Boeing has said the market for defense work changed dramatically in the past 18 months and its Wichita site, with 97 buildings and 2 million square feet, wasn’t competitive. After Boeing spun off its commercial operations in the area in 2005, it kept 4,500 defense workers, but layoffs caused that number to dwindle.

“Boeing was not utilizing that facility to its full capacity,” said Jeremy Hill, director of Wichita State University’s Center for Economic Development and Business Research. “When someone holds onto a facility and they only use it marginally, it can be the worst thing for a community.”

Copeland said with ongoing debates in Washington over the federal debt and budget deficit and the prospects for large spending cuts, even in defense, it has become clear that there’s too much manufacturing capacity among aviation’s defense contractors.

And even before Boeing formally announced that it would close the Wichita defense plant, Brownback had suggested the Kansas aviation industry’s future was in its commercial side. In a December interview with The Associated Press, he predicted “a substantial decline in the defense sector.”

During a Statehouse news conference responding to Boeing’s announcement, the governor brushed aside a question about the potential embarrassment of the company leaving Kansas after state officials’ efforts on its behalf. Brownback said he expects positive announcements about commercial aviation in the near future.

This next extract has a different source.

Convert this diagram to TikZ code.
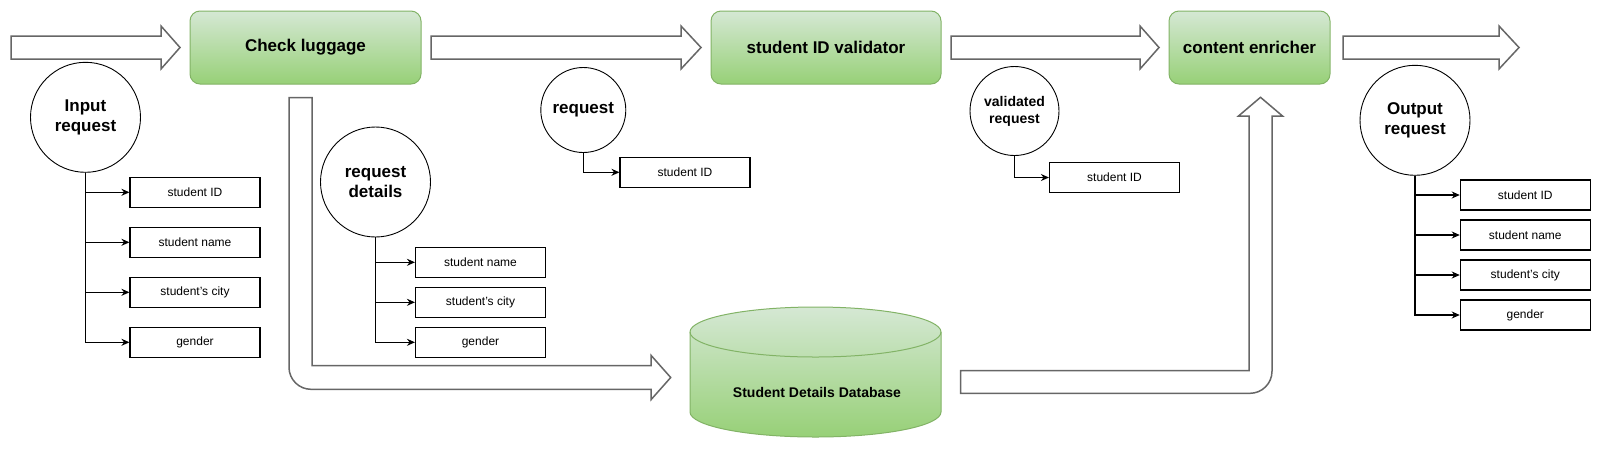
\documentclass[tikz,border=0pt]{standalone}
\usepackage{fontspec}
\setmainfont{Liberation Sans}
\usetikzlibrary{arrows.meta}
\definecolor{gtop}{HTML}{D5E8D4}
\definecolor{gbot}{HTML}{97D077}
\definecolor{gborder}{HTML}{82B366}
\definecolor{arrgray}{HTML}{666666}
\begin{document}
\begin{tikzpicture}[x=1pt,y=-1pt,
 greenbox/.style={draw=gborder, line width=1pt, rounded corners=10pt, top color=gtop, bottom color=gbot, font=\bfseries\fontsize{17}{20}\selectfont, align=center, inner sep=0pt, minimum height=73pt},
 circ/.style={circle, draw=black, line width=0.9pt, fill=white, align=center, inner sep=0pt, font=\bfseries\fontsize{17}{20}\selectfont},
 field/.style={draw=black, line width=1.1pt, fill=white, minimum width=130pt, minimum height=30pt, inner sep=0pt, font=\fontsize{12}{14}\selectfont},
 link/.style={line width=1.1pt, -{Stealth[length=8pt,width=7pt]}},
 blockarrow/.style={draw=arrgray, line width=1.5pt, fill=white, line join=miter},
]
\useasboundingbox (0,0) rectangle (1601,448);

% straight block arrows
\draw[blockarrow] (11,36) -- (161,36) -- (161,26) -- (180,47.5) -- (161,69) -- (161,59) -- (11,59) -- cycle;
\draw[blockarrow] (431,36) -- (681,36) -- (681,26) -- (701,47.5) -- (681,69) -- (681,59) -- (431,59) -- cycle;
\draw[blockarrow] (951,36) -- (1140,36) -- (1140,26) -- (1159,47.5) -- (1140,69) -- (1140,59) -- (951,59) -- cycle;
\draw[blockarrow] (1343,36) -- (1499,36) -- (1499,26) -- (1519,47.5) -- (1499,69) -- (1499,59) -- (1343,59) -- cycle;

% bent block arrows
\draw[blockarrow] (289,97.7) -- (312,97.7) -- (312,365.7) -- (651,365.7) -- (651,355.3) -- (670.7,377.5) -- (651,399.7) -- (651,389.3) -- (311,389.3) .. controls (298.9,389.3) and (289,379.4) .. (289,367.3) -- cycle;
\draw[blockarrow] (960.7,370.7) -- (1249,370.7) -- (1249,116) -- (1238.5,116) -- (1260.5,97.3) -- (1282.5,116) -- (1272,116) -- (1272,371.3) .. controls (1272,383.4) and (1262.1,393.3) .. (1250,393.3) -- (960.7,393.3) -- cycle;

% process boxes
\node[greenbox, minimum width=231pt] (cl) at (305.5,47.5) {Check luggage};
\node[greenbox, minimum width=230pt] (val) at (826,47.5) {student ID validator};
\node[greenbox, minimum width=161pt] (enr) at (1249.5,47.5) {content enricher};

% database
\path[top color=gtop, bottom color=gbot, draw=gborder, line width=1pt]
  (690,332) arc[start angle=180,end angle=0,x radius=125.5pt,y radius=25pt]
  -- (941,412) arc[start angle=0,end angle=-180,x radius=125.5pt,y radius=25pt] -- cycle;
\draw[gborder, line width=1pt] (690,332) arc[start angle=180,end angle=360,x radius=125.5pt,y radius=25pt];
\node[font=\bfseries\fontsize{14}{16}\selectfont] (db) at (817,392) {Student Details Database};

% input request
\node[circ, minimum size=110pt] (inc) at (85.5,117.3) {Input\\request};
\node[field] (i1) at (195,192.3) {student ID};
\node[field] (i2) at (195,242.3) {student name};
\node[field] (i3) at (195,292.3) {student's city};
\node[field] (i4) at (195,342.3) {gender};
\foreach \b in {i1,i2,i3,i4} \draw[link] (inc.south) |- (\b.west);

% request details
\node[circ, minimum size=110pt] (rdc) at (375.5,182) {request\\details};
\node[field] (d1) at (480.5,262.3) {student name};
\node[field] (d2) at (480.5,302.3) {student's city};
\node[field] (d3) at (480.5,342.3) {gender};
\foreach \b in {d1,d2,d3} \draw[link] (rdc.south) |- (\b.west);

% request
\node[circ, minimum size=85pt] (rqc) at (583.3,110) {request};
\node[field] (r1) at (685,172.3) {student ID};
\draw[link] (rqc.south) |- (r1.west);

% validated request
\node[circ, minimum size=89pt, font=\bfseries\fontsize{14}{17}\selectfont] (vrc) at (1014.5,111) {validated\\request};
\node[field] (v1) at (1114.5,177.5) {student ID};
\draw[link] (vrc.south) |- (v1.west);

% output request
\node[circ, minimum size=110pt] (orc) at (1415,120.3) {Output\\request};
\node[field] (o1) at (1525.3,195) {student ID};
\node[field] (o2) at (1525.3,235) {student name};
\node[field] (o3) at (1525.3,275) {student's city};
\node[field] (o4) at (1525.3,315) {gender};
\foreach \b in {o1,o2,o3,o4} \draw[link] (orc.south) |- (\b.west);
\end{tikzpicture}
\end{document}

“We are going to see more aviation work in the state of Kansas,” he said. “That’s the long term, and so all those investments have been proper, and they are moving us forward.”

Copeland said he sees Spirit “on the cusp” of significant growth and expects an increase in Boeing’s commercial business in the next several years, and Wichita already has a pool of industry talent. Hill said Boeing’s vacant defense plant can be marketed by local officials to other firms.

“There are not a lot of facilities on land available for new industry to come here,” he said. “There’s a value for the community to attract new industry there.”